Revenue fell 18% to £525m, with road and rail volumes down as highways schemes completed and parts of the HS2 programme were rephased into later years.
Despite this margins climbed to 3.2% from 2.5% as reported pre-tax profit edged up 7% to £18m.
Chief executive Alex Vaughan said the results underlined “the improving quality of our contract portfolio” and confirmed the group was on track to hit its 4.5% margin run-rate in the full-year.
Natural resources proved the standout performer, with revenue up 7% to £209m and divisional operating profit nearly doubling to £16m.
The unit benefitted from new energy transition work, contract wins in defence and nuclear, and a positive close to the AMP7 water framework cycle. Margins in the division leapt to 7.7% from 4.3%.
The highways business, however, felt the impact of project completions, with road revenues halving to just £82m. This saw revenue at the transportation division fall by 29% to £316m and operating profit plunge to £7.3m (H1 24: £13.8m). Costain added it was seeing a rising workload at Heathrow, which lifted integrated transport revenues nearly 80% to £49m.
The forward order book has swelled to £5.6bn – more than four times last year’s turnover – as Costain secured new long-term programmes across water, nuclear and aviation.

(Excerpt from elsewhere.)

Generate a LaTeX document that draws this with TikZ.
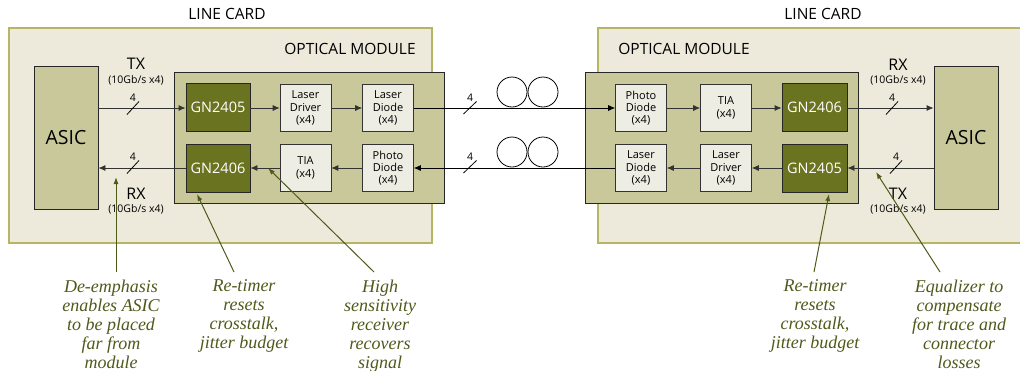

Presently the order book contains no single stage lump sum contracts and was predominated by target cost contracts.
Costain said 90% of forecast revenue for FY25 is already secured.
Cash remains strong at £145m, with year-end levels expected around £170m despite the launch of a fresh £10m share buyback. Shareholders will also benefit from a 1.0p interim dividend, up 150% on last year.
Vaughan said government’s new infrastructure strategy and regulatory determinations in water, energy and aviation “provide clarity and confidence in significant growth opportunities” across Costain’s core markets.